#### RECORDS FOR THIS TASK:

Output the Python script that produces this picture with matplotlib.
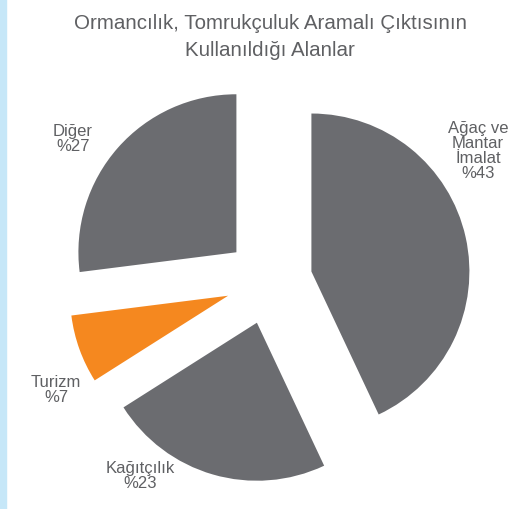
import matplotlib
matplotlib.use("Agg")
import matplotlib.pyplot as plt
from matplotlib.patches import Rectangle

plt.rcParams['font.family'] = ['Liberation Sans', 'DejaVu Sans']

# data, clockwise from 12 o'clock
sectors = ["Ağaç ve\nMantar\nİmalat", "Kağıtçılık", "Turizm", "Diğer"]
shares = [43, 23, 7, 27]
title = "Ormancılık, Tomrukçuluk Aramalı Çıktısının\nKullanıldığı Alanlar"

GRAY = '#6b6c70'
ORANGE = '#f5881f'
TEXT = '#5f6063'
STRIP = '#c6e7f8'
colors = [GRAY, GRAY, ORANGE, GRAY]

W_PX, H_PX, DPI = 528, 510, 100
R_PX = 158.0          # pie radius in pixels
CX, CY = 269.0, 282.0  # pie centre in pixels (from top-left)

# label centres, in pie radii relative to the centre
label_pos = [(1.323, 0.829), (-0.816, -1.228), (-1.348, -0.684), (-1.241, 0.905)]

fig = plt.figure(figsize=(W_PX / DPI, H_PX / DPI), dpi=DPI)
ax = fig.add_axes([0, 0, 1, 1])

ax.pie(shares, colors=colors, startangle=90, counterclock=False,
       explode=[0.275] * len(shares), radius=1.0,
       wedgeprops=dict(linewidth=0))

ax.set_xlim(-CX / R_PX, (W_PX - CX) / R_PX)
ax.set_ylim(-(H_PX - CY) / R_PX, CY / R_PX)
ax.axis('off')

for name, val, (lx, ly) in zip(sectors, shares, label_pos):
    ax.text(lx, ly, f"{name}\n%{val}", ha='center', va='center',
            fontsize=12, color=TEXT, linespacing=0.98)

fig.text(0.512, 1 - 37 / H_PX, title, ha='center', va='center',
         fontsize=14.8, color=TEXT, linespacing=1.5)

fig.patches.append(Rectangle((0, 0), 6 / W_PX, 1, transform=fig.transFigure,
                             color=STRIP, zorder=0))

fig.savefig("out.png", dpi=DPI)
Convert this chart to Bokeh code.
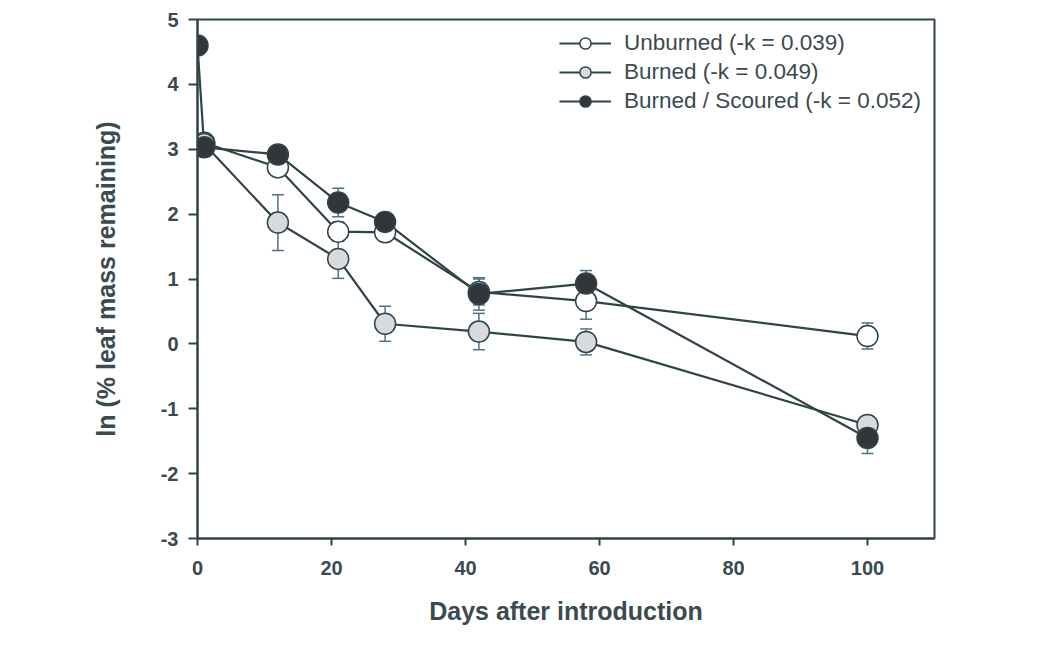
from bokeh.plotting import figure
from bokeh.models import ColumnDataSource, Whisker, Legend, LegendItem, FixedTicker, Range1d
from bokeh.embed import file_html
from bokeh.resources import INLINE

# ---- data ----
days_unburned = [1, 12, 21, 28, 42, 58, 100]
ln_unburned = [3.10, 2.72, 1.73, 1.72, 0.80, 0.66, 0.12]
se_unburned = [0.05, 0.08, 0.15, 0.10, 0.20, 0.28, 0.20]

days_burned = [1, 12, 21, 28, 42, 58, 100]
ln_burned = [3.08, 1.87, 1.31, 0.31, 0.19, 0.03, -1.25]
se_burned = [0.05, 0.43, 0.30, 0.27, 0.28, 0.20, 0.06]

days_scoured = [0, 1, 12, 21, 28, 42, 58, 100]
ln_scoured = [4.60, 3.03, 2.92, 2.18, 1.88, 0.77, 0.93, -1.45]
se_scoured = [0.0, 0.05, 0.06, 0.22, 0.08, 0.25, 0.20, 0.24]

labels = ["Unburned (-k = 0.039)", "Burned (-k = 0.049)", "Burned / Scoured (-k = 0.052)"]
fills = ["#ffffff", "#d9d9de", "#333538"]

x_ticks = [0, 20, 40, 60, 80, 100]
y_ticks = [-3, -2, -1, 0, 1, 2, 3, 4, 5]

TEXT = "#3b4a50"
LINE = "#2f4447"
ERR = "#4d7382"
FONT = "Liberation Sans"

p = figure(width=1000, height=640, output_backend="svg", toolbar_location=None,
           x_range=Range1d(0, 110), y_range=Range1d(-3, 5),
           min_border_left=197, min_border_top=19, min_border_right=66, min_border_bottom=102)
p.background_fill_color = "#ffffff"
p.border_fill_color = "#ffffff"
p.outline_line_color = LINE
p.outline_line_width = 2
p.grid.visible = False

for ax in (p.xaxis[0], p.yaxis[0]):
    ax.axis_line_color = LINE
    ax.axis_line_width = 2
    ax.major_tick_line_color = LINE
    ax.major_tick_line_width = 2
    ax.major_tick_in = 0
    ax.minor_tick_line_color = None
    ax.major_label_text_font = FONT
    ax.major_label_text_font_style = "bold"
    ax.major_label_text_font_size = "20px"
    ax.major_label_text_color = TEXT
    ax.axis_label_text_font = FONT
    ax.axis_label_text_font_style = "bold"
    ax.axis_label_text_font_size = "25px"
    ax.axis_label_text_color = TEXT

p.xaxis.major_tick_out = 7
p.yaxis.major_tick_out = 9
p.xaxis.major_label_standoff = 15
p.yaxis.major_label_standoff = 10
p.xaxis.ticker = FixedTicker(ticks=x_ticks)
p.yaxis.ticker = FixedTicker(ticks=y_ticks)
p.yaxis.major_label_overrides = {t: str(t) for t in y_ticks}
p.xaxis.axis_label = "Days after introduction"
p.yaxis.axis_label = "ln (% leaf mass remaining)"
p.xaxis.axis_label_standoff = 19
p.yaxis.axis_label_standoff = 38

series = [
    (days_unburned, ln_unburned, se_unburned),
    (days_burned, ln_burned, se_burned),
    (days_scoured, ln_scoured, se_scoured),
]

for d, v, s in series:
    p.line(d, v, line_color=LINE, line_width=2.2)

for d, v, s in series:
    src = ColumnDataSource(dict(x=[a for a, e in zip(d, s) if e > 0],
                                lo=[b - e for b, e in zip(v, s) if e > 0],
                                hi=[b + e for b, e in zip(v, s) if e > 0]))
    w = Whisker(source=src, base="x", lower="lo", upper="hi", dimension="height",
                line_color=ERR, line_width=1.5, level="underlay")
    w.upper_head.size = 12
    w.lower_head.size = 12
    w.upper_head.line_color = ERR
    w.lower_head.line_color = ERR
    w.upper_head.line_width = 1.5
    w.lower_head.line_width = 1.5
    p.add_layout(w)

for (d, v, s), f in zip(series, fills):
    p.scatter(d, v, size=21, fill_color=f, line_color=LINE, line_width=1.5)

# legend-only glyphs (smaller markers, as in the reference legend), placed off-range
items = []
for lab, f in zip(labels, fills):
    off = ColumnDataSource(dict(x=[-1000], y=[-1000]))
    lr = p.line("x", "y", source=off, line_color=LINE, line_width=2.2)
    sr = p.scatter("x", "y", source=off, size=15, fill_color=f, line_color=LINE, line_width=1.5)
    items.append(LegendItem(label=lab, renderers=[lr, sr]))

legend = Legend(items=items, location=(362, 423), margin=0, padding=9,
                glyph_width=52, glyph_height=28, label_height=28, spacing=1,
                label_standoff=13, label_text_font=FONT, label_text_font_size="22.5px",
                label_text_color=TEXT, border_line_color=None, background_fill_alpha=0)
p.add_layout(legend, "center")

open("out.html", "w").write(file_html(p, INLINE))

#### THE EXERCISE:
Above this task is a listing with pictures in it. Retype only the lines from the one containing "Convert this chart to Bokeh code." through the one containing "from bokeh.resources import INLINE", both included, and not the pictures.

#### TASK SOLUTION:
Convert this chart to Bokeh code.
from bokeh.plotting import figure
from bokeh.models import ColumnDataSource, Whisker, Legend, LegendItem, FixedTicker, Range1d
from bokeh.embed import file_html
from bokeh.resources import INLINE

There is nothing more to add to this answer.